Chapter III. Aimless Doubles.

_A Very Visible Double._

A correspondent, writing from a Yorkshire village, sends me the following account of an apparition of a Thought Body in circumstances when there was nothing more serious than a yearning desire on the part of a person whose phantasm appeared to occupy his old bed. My correspondent, Mr. J. G. ----, says that he took it down from the lips of one of the most truthful men he ever knew, and a sensible person to boot. This person is still living, and I am told he has confirmed Mr. G----'s story, which is as follows:--

"Sixty years ago I was a farm servant at a place in Pembrokeshire (I can give the name, but don't wish it to be published). I was about fifteen years old. I, along with three other men-servants, slept in a granary in the yard. Our bedchamber was reached by means of ten broad stone steps. It was soon after Allhallows time, when all farm servants change places in that part of the country. A good and faithful foreman, who had been years on the farm, had this time desired a change, and had engaged to service some fifteen miles off, a change which he afterwards much regretted.

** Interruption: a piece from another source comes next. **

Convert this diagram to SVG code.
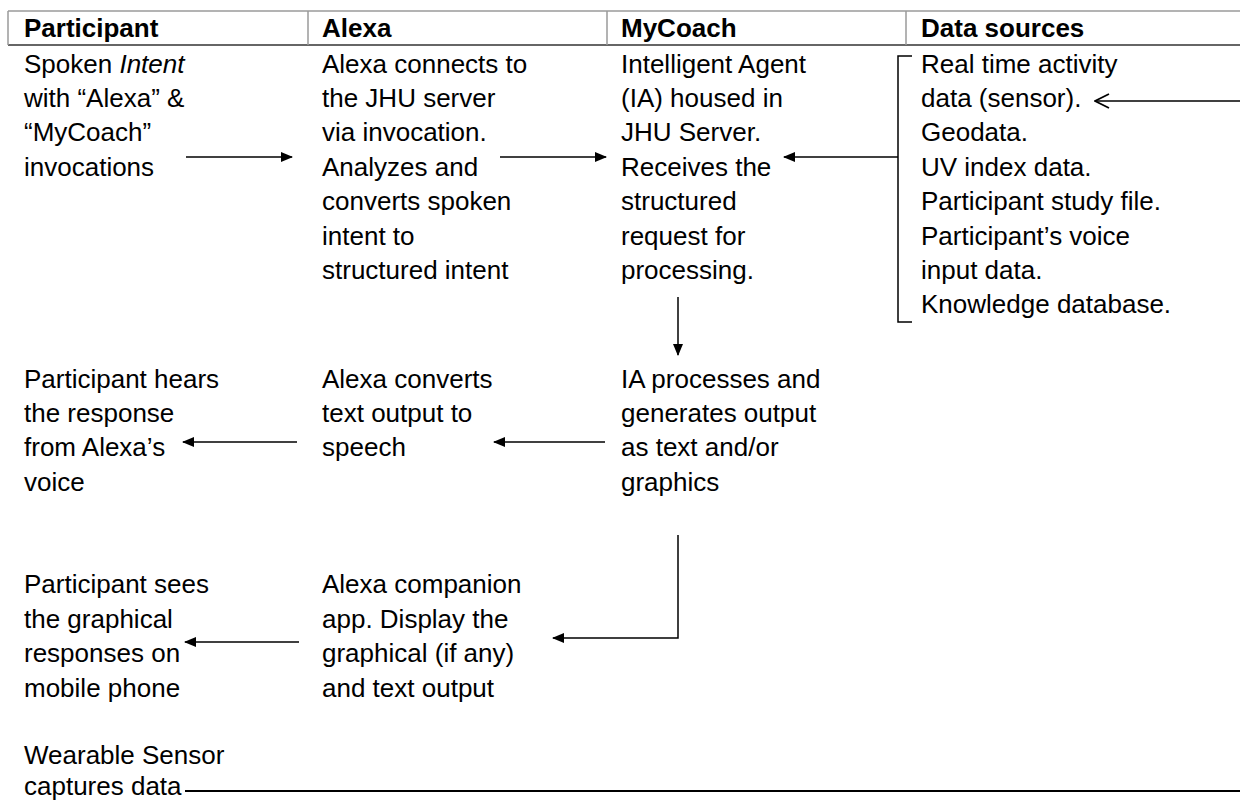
<svg xmlns="http://www.w3.org/2000/svg" width="1240" height="800" viewBox="0 0 1240 800">
<style>
text{font-family:"Liberation Sans",Arial,sans-serif;font-size:26px;fill:#000}
.h{font-weight:bold}
.c{stroke:#000;stroke-width:1.5;fill:none}
.g{stroke:#9a9a9a;stroke-width:1.5;fill:none}
</style>
<defs>
<marker id="f" markerWidth="12" markerHeight="10" refX="11" refY="5" orient="auto" markerUnits="userSpaceOnUse"><path d="M0,0 L12,5 L0,10 Z" fill="#000"/></marker>
<marker id="o" markerWidth="16" markerHeight="16" refX="14" refY="8" orient="auto" markerUnits="userSpaceOnUse"><path d="M1,1 L15,8 L1,15" fill="none" stroke="#000" stroke-width="1.8"/></marker>
</defs>
<rect width="1240" height="800" fill="#fff"/>
<g id="header">
<line class="g" x1="8" y1="11" x2="1240" y2="11"/>
<line x1="8" y1="45" x2="1240" y2="45" stroke="#666" stroke-width="2"/>
<line class="g" x1="8" y1="11" x2="8" y2="45"/>
<line class="g" x1="308" y1="11" x2="308" y2="45"/>
<line class="g" x1="607" y1="11" x2="607" y2="45"/>
<line class="g" x1="906" y1="11" x2="906" y2="45"/>
<text class="h" x="24" y="37">Participant</text>
<text class="h" x="322" y="37">Alexa</text>
<text class="h" x="621" y="37">MyCoach</text>
<text class="h" x="921" y="37">Data sources</text>
</g>
<g id="n-spoken"><text x="24" y="73">Spoken <tspan font-style="italic">Intent</tspan></text><text x="24" y="107">with “Alexa” &amp;</text><text x="24" y="141">“MyCoach”</text><text x="24" y="176">invocations</text></g>
<g id="n-alexa-connects"><text x="322" y="73">Alexa connects to</text><text x="322" y="107">the JHU server</text><text x="322" y="141">via invocation.</text><text x="322" y="176">Analyzes and</text><text x="322" y="210">converts spoken</text><text x="322" y="245">intent to</text><text x="322" y="279">structured intent</text></g>
<g id="n-ia"><text x="621" y="73">Intelligent Agent</text><text x="621" y="107">(IA) housed in</text><text x="621" y="141">JHU Server.</text><text x="621" y="176">Receives the</text><text x="621" y="210">structured</text><text x="621" y="245">request for</text><text x="621" y="279">processing.</text></g>
<g id="n-data"><text x="921" y="73">Real time activity</text><text x="921" y="107">data (sensor).</text><text x="921" y="141">Geodata.</text><text x="921" y="176">UV index data.</text><text x="921" y="210">Participant study file.</text><text x="921" y="245">Participant’s voice</text><text x="921" y="279">input data.</text><text x="921" y="313">Knowledge database.</text></g>
<g id="n-hears"><text x="24" y="388">Participant hears</text><text x="24" y="422">the response</text><text x="24" y="456">from Alexa’s</text><text x="24" y="491">voice</text></g>
<g id="n-converts"><text x="322" y="388">Alexa converts</text><text x="322" y="422">text output to</text><text x="322" y="456">speech</text></g>
<g id="n-processes"><text x="621" y="388">IA processes and</text><text x="621" y="422">generates output</text><text x="621" y="456">as text and/or</text><text x="621" y="491">graphics</text></g>
<g id="n-sees"><text x="24" y="593">Participant sees</text><text x="24" y="628">the graphical</text><text x="24" y="662">responses on</text><text x="24" y="697">mobile phone</text></g>
<g id="n-companion"><text x="322" y="593">Alexa companion</text><text x="322" y="628">app. Display the</text><text x="322" y="662">graphical (if any)</text><text x="322" y="697">and text output</text></g>
<g id="n-sensor"><text x="24" y="764">Wearable Sensor</text><text x="24" y="795">captures data</text></g>
<g id="connectors">
<line class="c" x1="186" y1="157" x2="292" y2="157" marker-end="url(#f)"/>
<line class="c" x1="500" y1="157" x2="606" y2="157" marker-end="url(#f)"/>
<path class="c" d="M912,56 H898 V322 H912"/>
<line class="c" x1="898" y1="157" x2="784" y2="157" marker-end="url(#f)"/>
<line class="c" x1="1240" y1="101" x2="1096" y2="101" marker-end="url(#o)"/>
<line class="c" x1="678" y1="297" x2="678" y2="355" marker-end="url(#f)"/>
<line class="c" x1="605" y1="442" x2="494" y2="442" marker-end="url(#f)"/>
<line class="c" x1="297" y1="442" x2="183" y2="442" marker-end="url(#f)"/>
<path class="c" d="M678,535 V638 H553" marker-end="url(#f)"/>
<line class="c" x1="299" y1="642" x2="185" y2="642" marker-end="url(#f)"/>
<line x1="185" y1="791" x2="1240" y2="791" stroke="#000" stroke-width="2"/>
</g>
</svg>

"One night I woke up in my bed some time during the small hours of the morning, and obedient to the call of nature, I got up, opened the door, and stood on the upper step of the stairs. It was a beautiful moonlight night. I surveyed the yard and the fields about. To my surprise, but without the least apprehension, I noticed a man coming down a field, jump over a low wall, and walk straight towards me. He stepped the three first steps one by one, then he took two or three steps at a stride. I knew the man well and recognised him perfectly. I knew all the clothes he wore, particularly a light waistcoat which he put on on great occasions. As he drew near me I receded to the doorway, and as he lifted up his two hands, as in the act of opening the door, which was open already, I fled in screaming, and passing my own bed jumped in between two older men in the next bed. And neither time nor the sympathy of my comrades could pacify me for hours.

"I told my tale, which, after searching and seeing nobody, they disbelieved and put down to my timidity.

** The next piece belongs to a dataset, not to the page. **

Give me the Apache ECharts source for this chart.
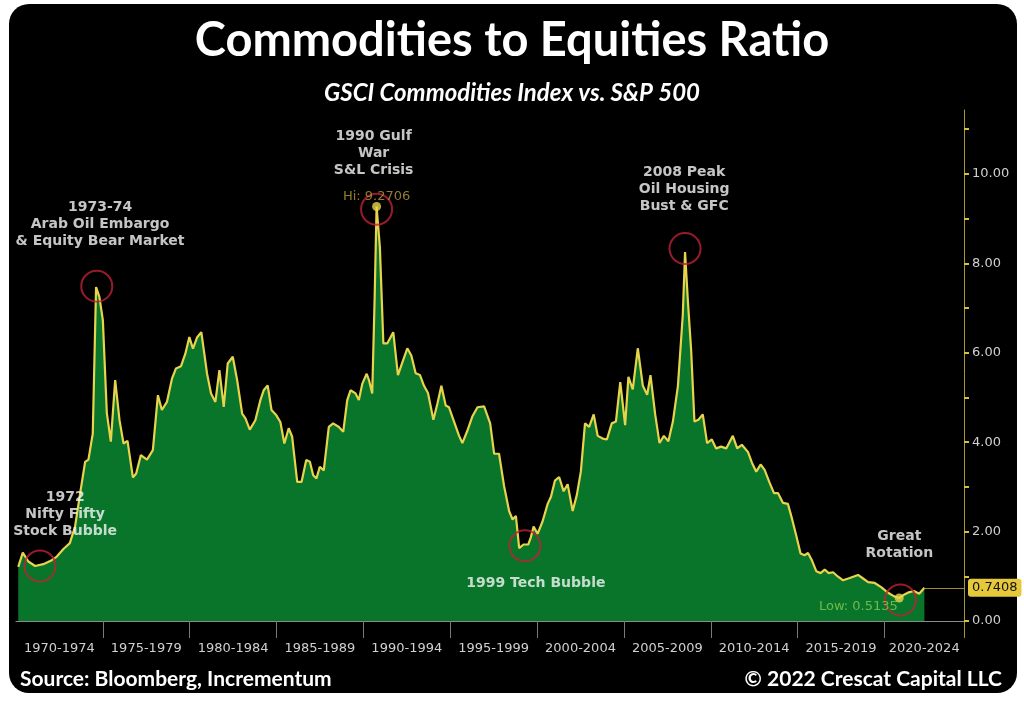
<!DOCTYPE html>
<html>
<head>
<meta charset="utf-8">
<script src="https://cdn.jsdelivr.net/npm/echarts@6/dist/echarts.min.js"></script>
<style>
html,body{margin:0;padding:0;background:#fff;width:1024px;height:701px;overflow:hidden;}
#bg{position:absolute;left:9px;top:4px;width:1008px;height:689px;background:#000;border-radius:20px;}
#chart{position:absolute;left:0;top:0;width:1024px;height:701px;}
</style>
</head>
<body>
<div id="bg"></div>
<div id="chart"></div>
<script>
// ---- data ----
const years = [
1970.13,1970.39,1970.71,1971.10,1971.57,1972.06,1972.35,1972.73,1973.10,1973.40,
1973.69,1973.98,1974.17,1974.42,1974.61,1974.80,1975.00,1975.23,1975.46,1975.71,
1975.96,1976.19,1976.42,1976.73,1976.92,1977.19,1977.54,1977.88,1978.17,1978.40,
1978.69,1978.98,1979.21,1979.50,1979.75,1979.98,1980.19,1980.42,1980.67,1981.00,
1981.23,1981.48,1981.71,1981.96,1982.19,1982.48,1982.73,1983.02,1983.21,1983.46,
1983.78,1984.07,1984.26,1984.49,1984.71,1984.99,1985.22,1985.45,1985.70,1985.90,
1986.19,1986.44,1986.71,1986.92,1987.11,1987.30,1987.49,1987.72,1988.01,1988.26,
1988.59,1988.84,1989.07,1989.26,1989.55,1989.74,1989.94,1990.19,1990.32,1990.51,
1990.65,1990.76,1990.95,1991.15,1991.38,1991.72,1991.99,1992.24,1992.53,1992.76,
1993.01,1993.26,1993.49,1993.72,1994.03,1994.26,1994.49,1994.74,1994.93,1995.22,
1995.51,1995.70,1995.99,1996.28,1996.57,1996.95,1997.30,1997.53,1997.81,1998.10,
1998.39,1998.59,1998.78,1998.97,1999.22,1999.49,1999.64,1999.80,2000.03,2000.32,
2000.61,2000.80,2001.03,2001.27,2001.53,2001.76,2002.05,2002.29,2002.52,2002.76,
2003.00,2003.26,2003.49,2003.78,2004.02,2004.30,2004.54,2004.79,2005.07,2005.26,
2005.51,2005.80,2006.09,2006.34,2006.53,2006.80,2007.05,2007.30,2007.56,2007.82,
2008.11,2008.39,2008.52,2008.68,2008.87,2009.06,2009.29,2009.54,2009.79,2010.06,
2010.31,2010.60,2010.89,2011.27,2011.52,2011.79,2012.14,2012.37,2012.62,2012.87,
2013.10,2013.38,2013.64,2013.87,2014.16,2014.44,2014.67,2014.92,2015.17,2015.40,
2015.60,2015.83,2016.08,2016.32,2016.56,2016.79,2017.04,2017.33,2017.62,2018.00,
2018.48,2018.77,2019.06,2019.44,2019.83,2020.21,2020.56,2020.85,2021.10,2021.40,
2021.70,2022.00,2022.30
];
const ratio = [
1.21,1.53,1.33,1.23,1.27,1.36,1.44,1.61,1.74,2.11,
2.85,3.56,3.61,4.19,7.47,7.25,6.73,4.65,4.01,5.39,
4.49,3.97,4.03,3.21,3.30,3.71,3.61,3.82,5.05,4.72,
4.90,5.42,5.65,5.70,5.98,6.35,6.09,6.34,6.46,5.53,
5.09,4.90,5.61,4.79,5.76,5.91,5.39,4.64,4.53,4.28,
4.49,4.94,5.16,5.27,4.72,4.60,4.45,3.97,4.31,4.12,
3.11,3.11,3.60,3.56,3.26,3.19,3.45,3.37,4.34,4.42,
4.34,4.23,4.94,5.16,5.09,4.94,5.31,5.53,5.39,5.09,
7.25,9.2706,8.36,6.21,6.21,6.46,5.50,5.78,6.10,5.94,
5.54,5.50,5.26,5.10,4.50,4.86,5.26,4.82,4.78,4.46,
4.14,3.98,4.26,4.58,4.78,4.80,4.42,3.74,3.74,3.02,
2.46,2.27,2.35,1.63,1.71,1.71,1.87,2.11,1.95,2.23,
2.62,2.78,3.14,3.22,2.90,3.06,2.46,2.82,3.34,4.42,
4.34,4.62,4.14,4.08,4.06,4.42,4.46,5.34,4.38,5.46,
5.18,6.10,5.26,5.06,5.50,4.62,3.98,4.14,4.02,4.46,
5.26,6.85,8.25,7.17,6.06,4.46,4.50,4.62,3.98,4.06,
3.86,3.90,3.86,4.14,3.86,3.94,3.78,3.54,3.34,3.50,
3.38,3.10,2.86,2.86,2.64,2.62,2.30,1.91,1.51,1.47,
1.52,1.35,1.11,1.07,1.15,1.07,1.09,0.99,0.91,0.96,
1.03,0.95,0.87,0.85,0.75,0.63,0.55,0.5135,0.58,0.64,
0.67,0.61,0.7408
];
const periodLabels = ['1970-1974','1975-1979','1980-1984','1985-1989','1990-1994','1995-1999',
  '2000-2004','2005-2009','2010-2014','2015-2019','2020-2024'];
const periodStarts = [1970,1975,1980,1985,1990,1995,2000,2005,2010,2015,2020];
const yTickValues = [0,1,2,3,4,5,6,7,8,9,10,11];
const yLabelValues = [0,2,4,6,8,10];

// highlighted events (circled points)
const circleYears  = [1971.38, 1974.65, 1990.76, 1999.30, 2008.52, 2020.92];
const circleValues = [1.23, 7.49, 9.21, 1.68, 8.33, 0.47];
// annotation texts anchored in data space
const noteTexts  = ['1972\nNifty Fifty\nStock Bubble', '1973-74\nArab Oil Embargo\n& Equity Bear Market',
  '1990 Gulf\nWar\nS&L Crisis', '1999 Tech Bubble', '2008 Peak\nOil Housing\nBust & GFC', 'Great\nRotation'];
const noteYears  = [1972.83, 1974.84, 1990.59, 1999.93, 2008.47, 2020.86];
const noteValues = [2.39, 8.87, 10.46, 0.83, 9.65, 1.70];
// extremes
const hiYear = 1990.76, hiValue = 9.2706;
const lowYear = 2020.85, lowValue = 0.5135;
const lastYear = years[years.length-1], lastValue = ratio[ratio.length-1];

const xMin = 1970, xMax = 2024.58;
const yMin = -0.37, yMax = 11.43;

const chart = echarts.init(document.getElementById('chart'), null, {renderer:'canvas'});
const lineData = years.map((y,i)=>[y, ratio[i]]);
const labelCenters = periodStarts.map(s => (s + Math.min(s+5, xMax))/2);

const annFont = {fontFamily:'DejaVu Sans', fontWeight:'bold', fontSize:14, color:'#f6f6f6', lineHeight:17, align:'center'};

chart.setOption({
  backgroundColor:'transparent',
  animation:false,
  title:[
    {text:'Commodities to Equities Ratio', left:'center', top:12,
     textStyle:{color:'#fff', fontFamily:'Lato', fontWeight:'bold', fontSize:47}},
    {text:'GSCI Commodities Index vs. S&P 500', left:'center', top:76,
     textStyle:{color:'#fff', fontFamily:'Lato', fontWeight:'bold', fontStyle:'italic', fontSize:24}},
    {text:'Source: Bloomberg, Incrementum', left:20, top:669, padding:0,
     textStyle:{color:'#fff', fontFamily:'Lato', fontWeight:'bold', fontSize:21}},
    {text:'© 2022 Crescat Capital LLC', right:22, top:669, padding:0,
     textStyle:{color:'#fff', fontFamily:'Lato', fontWeight:'bold', fontSize:21}}
  ],
  grid:{left:16, right:60, top:110, bottom:63.5, containLabel:false},
  xAxis:{
    type:'value', min:xMin, max:xMax,
    axisLine:{show:true, lineStyle:{color:'#8a8a8a', width:1}},
    axisTick:{show:true, customValues:periodStarts.slice(1), length:17, inside:false,
              lineStyle:{color:'#7a7a7a', width:1}},
    minorTick:{show:false},
    splitLine:{show:false},
    axisLabel:{show:true, customValues:labelCenters, margin:5,
      color:'#d0d0d0', fontFamily:'DejaVu Sans', fontSize:13,
      formatter:(v)=>{const i=labelCenters.findIndex(c=>Math.abs(c-v)<0.01); return i>=0?periodLabels[i]:'';}}
  },
  yAxis:{
    type:'value', position:'right', min:yMin, max:yMax,
    axisLine:{show:true, lineStyle:{color:'#a89638', width:1}},
    axisTick:{show:true, customValues:yTickValues, length:5, inside:false,
              lineStyle:{color:'#d8c040', width:2}},
    splitLine:{show:false},
    axisLabel:{show:true, customValues:yLabelValues, margin:8,
      color:'#d0d0d0', fontFamily:'DejaVu Sans', fontSize:13,
      formatter:(v)=>v.toFixed(2)}
  },
  series:[
    {type:'line', data:lineData, showSymbol:false, symbol:'none', smooth:false,
     lineStyle:{color:'#e8d44c', width:2.2},
     areaStyle:{color:'#08752a', opacity:1},
     z:2,
     markLine:{symbol:'none', silent:true, animation:false,
       lineStyle:{color:'#a08838', width:1, type:'solid'},
       label:{show:true, position:'end', distance:4, formatter:lastValue.toFixed(4),
         backgroundColor:'#e6c83c', color:'#111', padding:[3,4,2,4], borderRadius:3,
         fontFamily:'DejaVu Sans', fontSize:13},
       data:[[{coord:[lastYear,lastValue]},{coord:[xMax,lastValue]}]]}
    },
    {type:'scatter', name:'events', silent:true, z:5,
     data:circleYears.map((y,i)=>[y,circleValues[i]]),
     symbol:'circle', symbolSize:31,
     itemStyle:{color:'rgba(0,0,0,0)', borderColor:'#bd2236', borderWidth:2}
    },
    {type:'scatter', name:'extremes', silent:true, z:6,
     data:[[hiYear,hiValue],[lowYear,lowValue]],
     symbol:'circle', symbolSize:9, itemStyle:{color:'#e8d44c'}
    },
    {type:'scatter', name:'notes', silent:true, z:7,
     data:noteYears.map((y,i)=>({value:[y,noteValues[i]], name:noteTexts[i]})),
     symbolSize:0,
     label:{show:true, position:'inside', formatter:'{b}', ...annFont}
    },
    {type:'scatter', name:'hiLow', silent:true, z:7,
     data:[
       {value:[hiYear,9.50], name:'Hi: ' + hiValue.toFixed(4), label:{color:'#b89b3c'}},
       {value:[2018.5,0.31], name:'Low: ' + lowValue.toFixed(4), label:{color:'#8cc850'}}
     ],
     symbolSize:0,
     label:{show:true, position:'inside', formatter:'{b}', fontFamily:'DejaVu Sans', fontSize:13}
    }
  ]
});
</script>
</body>
</html>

"Next morning, however, just as we were coming out from breakfast, in the presence of all of us the discharged foreman was seen coming down the same field, jumping the wall, walking toward the sleeping chamber, ascending the steps, lifting up his two hands to open the door in the self-same manner in every particular as I had described, and went straight to the same bed as I got into.

"I asked him, 'Were you here last night, John?'

"'No, my boy,' was the answer; 'my body was not here, but my mind was. I have run away from that horrid place, travelled most of the night, and every step I took my mind was fixed on this old bed, where my weary bones might be at rest.'"

I can supply names and all particulars, but do not wish them to be published.

_Seeing Your Own Thought Body._

In his "Footfalls" Mr. Owen records a still more remarkable case of the duplication of the body. A gentleman in Ohio, in 1833, had built a new house, seventy or eighty yards distant from his old residence on the other side of a small ravine. One afternoon, about five o'clock, his wife saw his eldest daughter, Rhoda, aged sixteen, holding the youngest, Lucy, aged four, in her arm, sitting in a rocking-chair, just within the kitchen door of the new residence. She called the attention of another sister to what she saw, and was startled to hear that Rhoda and Lucy were upstairs in the old house. They were at once sent for, and on coming downstairs they saw, to their amazement, their exact doubles sitting on the doorstep of the new house. All the family collected--twelve in all--and they all saw the phantasmal Rhoda and Lucy, the real Rhoda and Lucy standing beside them. The figures seated at the hall door, and the two children now actually in their midst, were absolutely identical in appearance, even to each minute particular of dress. After watching them for five minutes, the father started to cross the ravine and solve the mystery. Hardly had he descended the ravine when the phantasmal Rhoda rose from the rocking chair, with the child in her arms, and lay down on the threshold. There she remained a moment or two, and then apparently sank into the earth. When the father reached the house no trace could be found of any human being. Both died within a year.